- Born: 22 July 1907 Ufa, Russian Empire
- Died: 1994 (aged 86–87) Moscow, Russia
- Resting place: Vostryakovo Jewish Cemetery
- Education: Moscow Institute of Philosophy, Literature and History
- Writing career
- Pen name: Yu. Novikova
- Language: Russian
- Notable awards: Order of Friendship of Peoples (1987)

= Yulia Neiman =

Russian poet (1907-1994)

Yulia Moiseevna Neiman (Юлия Моисеевна Нейман; 22 July 1907 – 1994), also known by the pen name Yu. Novikova (Ю. Новикова), was a Russian Jewish poet, essayist, and translator.

== Biography ==
Neiman's ancestors came from the Netherlands before settling in the Baltic area during the early nineteenth century. Her grandfather Solomon Neiman worked in the medical profession and all of his five sons, including Neiman's father became physicians.
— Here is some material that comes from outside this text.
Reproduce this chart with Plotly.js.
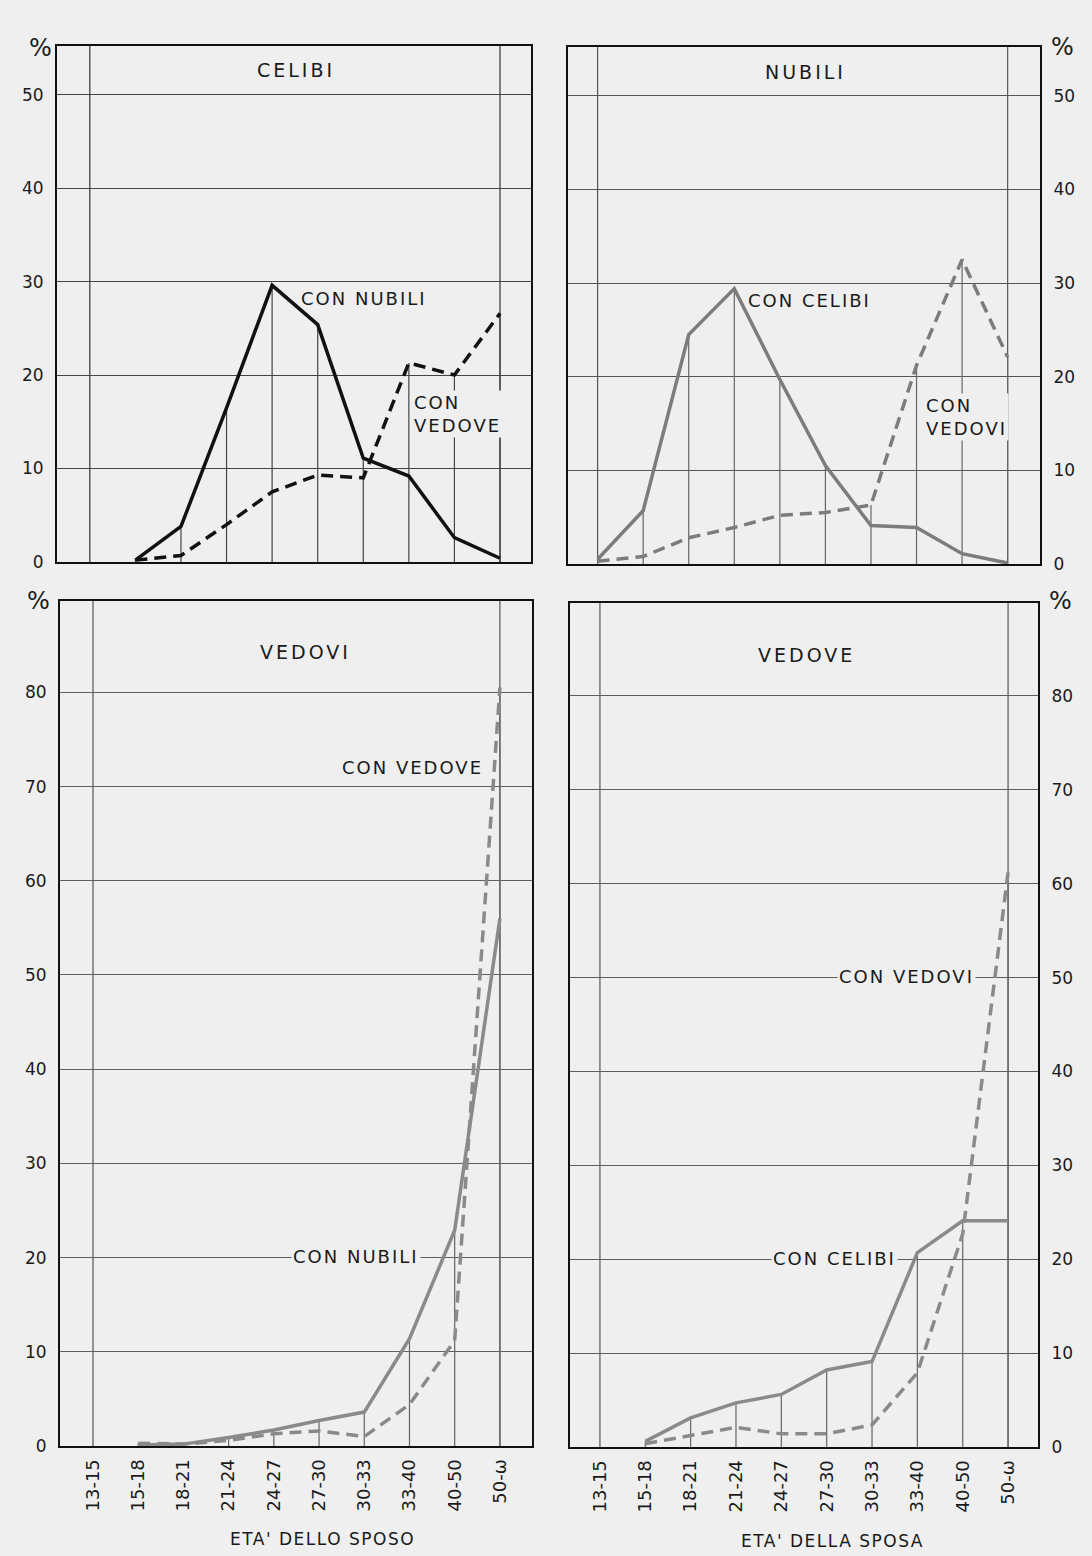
<!DOCTYPE html>
<html>
<head>
<meta charset="utf-8">
<script src="https://cdn.plot.ly/plotly-3.0.1.min.js"></script>
<style>
html,body{margin:0;padding:0;background:#efefef;}
#chart{width:1092px;height:1556px;}
#chart .xtick text{letter-spacing:1px;}
</style>
</head>
<body>
<div id="chart"></div>
<script>
// ---- data ----
const ageGroups = ["13-15","15-18","18-21","21-24","24-27","27-30","30-33","33-40","40-50","50-ω"];

// CELIBI (bachelor grooms)
const celibiConNubili = [null, 0.2, 3.8, 16.5, 29.6, 25.4, 11.1, 9.2, 2.6, 0.4];
const celibiConVedove = [null, 0.2, 0.7, 4.0, 7.5, 9.3, 9.0, 21.3, 20.0, 26.6];

// NUBILI (spinster brides)
const nubiliConCelibi = [0.5, 5.7, 24.5, 29.4, 19.7, 10.5, 4.1, 3.9, 1.1, 0.1];
const nubiliConVedovi = [0.3, 0.8, 2.8, 3.9, 5.2, 5.5, 6.3, 21.2, 32.5, 22.1];

// VEDOVI (widower grooms)
const vedoviConNubili = [null, 0.1, 0.2, 0.9, 1.7, 2.7, 3.6, 11.4, 22.9, 56.0];
const vedoviConVedove = [null, 0.3, 0.2, 0.6, 1.3, 1.6, 1.0, 4.4, 11.2, 80.5];

// VEDOVE (widow brides)
const vedoveConCelibi = [null, 0.6, 3.1, 4.7, 5.6, 8.2, 9.1, 20.7, 24.1, 24.1];
const vedoveConVedovi = [null, 0.35, 1.2, 2.1, 1.4, 1.4, 2.35, 7.9, 22.7, 61.2];

const yTicksTop = [0, 10, 20, 30, 40, 50];
const yTicksBottom = [0, 10, 20, 30, 40, 50, 60, 70, 80];

// ---- helpers ----
const W = 1092, H = 1556;
const px = v => v / W;
const py = v => 1 - v / H;
const BG = '#efefef';
const FONT = 'DejaVu Sans';

function dropLines(a, b, xa, ya, color) {
  const m = a.map((v, i) => (v == null && b[i] == null) ? null : Math.max(v || 0, b[i] || 0));
  return {
    x: ageGroups, y: m, xaxis: xa, yaxis: ya, type: 'scatter', mode: 'markers',
    marker: {size: 1, color: 'rgba(0,0,0,0)'}, hoverinfo: 'skip', showlegend: false,
    error_y: {type: 'data', symmetric: false, array: m.map(() => 0), arrayminus: m,
              width: 0, thickness: 1.2, color: color}
  };
}
function line(y, xa, ya, color, dashed, w) {
  return {x: ageGroups, y: y, xaxis: xa, yaxis: ya, type: 'scatter', mode: 'lines',
          line: {color: color, width: w, dash: dashed ? '12px,7px' : 'solid'},
          showlegend: false, connectgaps: false};
}

const blackLine = '#111111';
const grayTop = '#7c7c7c';
const grayBot = '#8a8a8a';

const data = [
  dropLines(celibiConNubili, celibiConVedove, 'x', 'y', '#444'),
  line(celibiConVedove, 'x', 'y', blackLine, true, 3.5),
  line(celibiConNubili, 'x', 'y', blackLine, false, 3.5),

  dropLines(nubiliConCelibi, nubiliConVedovi, 'x2', 'y2', '#666'),
  line(nubiliConVedovi, 'x2', 'y2', grayTop, true, 3.5),
  line(nubiliConCelibi, 'x2', 'y2', grayTop, false, 3.5),

  dropLines(vedoviConNubili, vedoviConVedove, 'x3', 'y3', '#666'),
  line(vedoviConVedove, 'x3', 'y3', grayBot, true, 3.5),
  line(vedoviConNubili, 'x3', 'y3', grayBot, false, 3.5),

  dropLines(vedoveConCelibi, vedoveConVedovi, 'x4', 'y4', '#666'),
  line(vedoveConVedovi, 'x4', 'y4', grayBot, true, 3.5),
  line(vedoveConCelibi, 'x4', 'y4', grayBot, false, 3.5)
];

function xAxis(domain, range, anchor, showLabels) {
  return {
    domain: domain, range: range, anchor: anchor, type: 'category',
    categoryorder: 'array', categoryarray: ageGroups,
    showgrid: false, zeroline: false, showline: true, mirror: true,
    linecolor: '#111', linewidth: 2, ticks: '',
    showticklabels: showLabels, tickangle: -90,
    tickfont: {family: FONT, size: 18, color: '#1a1a1a'}, ticklabelstandoff: 4
  };
}
function yAxis(domain, range, anchor, side, tickvals, gridcolor) {
  return {
    domain: domain, range: range, anchor: anchor, side: side,
    tickvals: tickvals, ticktext: tickvals.map(String),
    showgrid: true, gridcolor: gridcolor, gridwidth: 1,
    zeroline: false, showline: true, mirror: true, linecolor: '#111', linewidth: 2,
    ticks: '', tickfont: {family: FONT, size: 17, color: '#1a1a1a'}, ticklabelstandoff: 8
  };
}

// vertical full-height lines at first and last age group
function edgeLines(xr, yr, color) {
  return [ageGroups[0], ageGroups[ageGroups.length - 1]].map(c => ({
    type: 'line', xref: xr, yref: yr + ' domain', x0: c, x1: c, y0: 0, y1: 1,
    line: {color: color, width: 1.2}, layer: 'below'
  }));
}

const sp = (t, s) => t.split('<br>').map(p => '<span style="letter-spacing:' + s + 'px">' + p + '</span>').join('<br>');

function ann(text, x, y, opts, spacing) {
  return Object.assign({
    text: sp(text, spacing == null ? 2 : spacing), xref: 'paper', yref: 'paper', x: px(x), y: py(y),
    showarrow: false, xanchor: 'center', yanchor: 'middle',
    font: {family: FONT, size: 18, color: '#1a1a1a'}
  }, opts || {});
}
const titleFont = {family: FONT, size: 19, color: '#1a1a1a'};
const pctFont = {family: FONT, size: 24, color: '#1a1a1a'};
const axFont = {family: FONT, size: 17, color: '#1a1a1a'};

const layout = {
  width: W, height: H,
  margin: {l: 0, r: 0, t: 0, b: 0},
  paper_bgcolor: BG, plot_bgcolor: BG,
  showlegend: false,
  xaxis:  xAxis([px(57), px(531)], [-0.72, 9.68], 'y', false),
  yaxis:  yAxis([py(562), py(46)], [0, 55.2], 'x', 'left', yTicksTop, '#444'),
  xaxis2: xAxis([px(568), px(1040)], [-0.65, 9.71], 'y2', false),
  yaxis2: yAxis([py(564), py(47)], [0, 55.2], 'x2', 'right', yTicksTop, '#555'),
  xaxis3: xAxis([px(60), px(532)], [-0.73, 9.71], 'y3', true),
  yaxis3: yAxis([py(1446), py(601)], [0, 89.7], 'x3', 'left', yTicksBottom, '#5e5e5e'),
  xaxis4: xAxis([px(570), px(1038)], [-0.66, 9.66], 'y4', true),
  yaxis4: yAxis([py(1447), py(603)], [0, 89.9], 'x4', 'right', yTicksBottom, '#5e5e5e'),
  shapes: [].concat(
    edgeLines('x', 'y', '#333'),
    edgeLines('x2', 'y2', '#555'),
    edgeLines('x3', 'y3', '#555'),
    edgeLines('x4', 'y4', '#555')
  ),
  annotations: [
    ann('%', 40, 48, {font: pctFont}, 0),
    ann('%', 1062, 47, {font: pctFont}, 0),
    ann('%', 38, 601, {font: pctFont}, 0),
    ann('%', 1060, 601, {font: pctFont}, 0),

    ann('CELIBI', 296, 70, {font: titleFont}, 3),
    ann('CON NUBILI', 299, 298, {xanchor: 'left'}),
    ann('CON<br>VEDOVE', 412, 414, {xanchor: 'left', align: 'left', bgcolor: BG}),

    ann('NUBILI', 805, 72, {font: titleFont}, 3),
    ann('CON CELIBI', 746, 300, {xanchor: 'left'}),
    ann('CON<br>VEDOVI', 924, 417, {xanchor: 'left', align: 'left', bgcolor: BG}),

    ann('VEDOVI', 305, 652, {font: titleFont}, 3),
    ann('CON VEDOVE', 340, 767, {xanchor: 'left', bgcolor: BG}),
    ann('CON NUBILI', 291, 1256, {xanchor: 'left', bgcolor: BG}),

    ann('VEDOVE', 806, 655, {font: titleFont}, 3),
    ann('CON VEDOVI', 837, 977, {xanchor: 'left', bgcolor: BG}),
    ann('CON CELIBI', 771, 1258, {xanchor: 'left', bgcolor: BG}),

    ann("ETA' DELLO SPOSO", 322, 1539, {font: axFont}, 1.5),
    ann("ETA' DELLA SPOSA", 832, 1541, {font: axFont}, 1.5)
  ]
};

Plotly.newPlot('chart', data, layout, {staticPlot: true, displayModeBar: false});
</script>
</body>
</html>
Neiman attended the Higher Literary Academy, a new institution established to provide a five-year course in literature. She was accepted after presenting her manuscript of poetry. She was, however, forced to transfer to another school after it closed down after operating for four years. She graduated in 1930 from the literary faculty of the Moscow Institute of Philosophy, Literature and History.

== Works ==
Her poetry and translations—mostly from the Kalmyk and Avar languages—appeared in the pages of literary periodicals from the 1930s. Her first volume of poetry, Bonfire on the Snow, was printed in 1974, and her second collection, Thoughts on the Way, was released two years later. She published her final collection of verse, Fancies of Memory, in 1990. Her works explored different themes including the war as was the case in her poem 1941, where she recollected her view of the conflict as a child.

==Legacy==
A street in Elista, Kalmykia is named in Neiman's honour.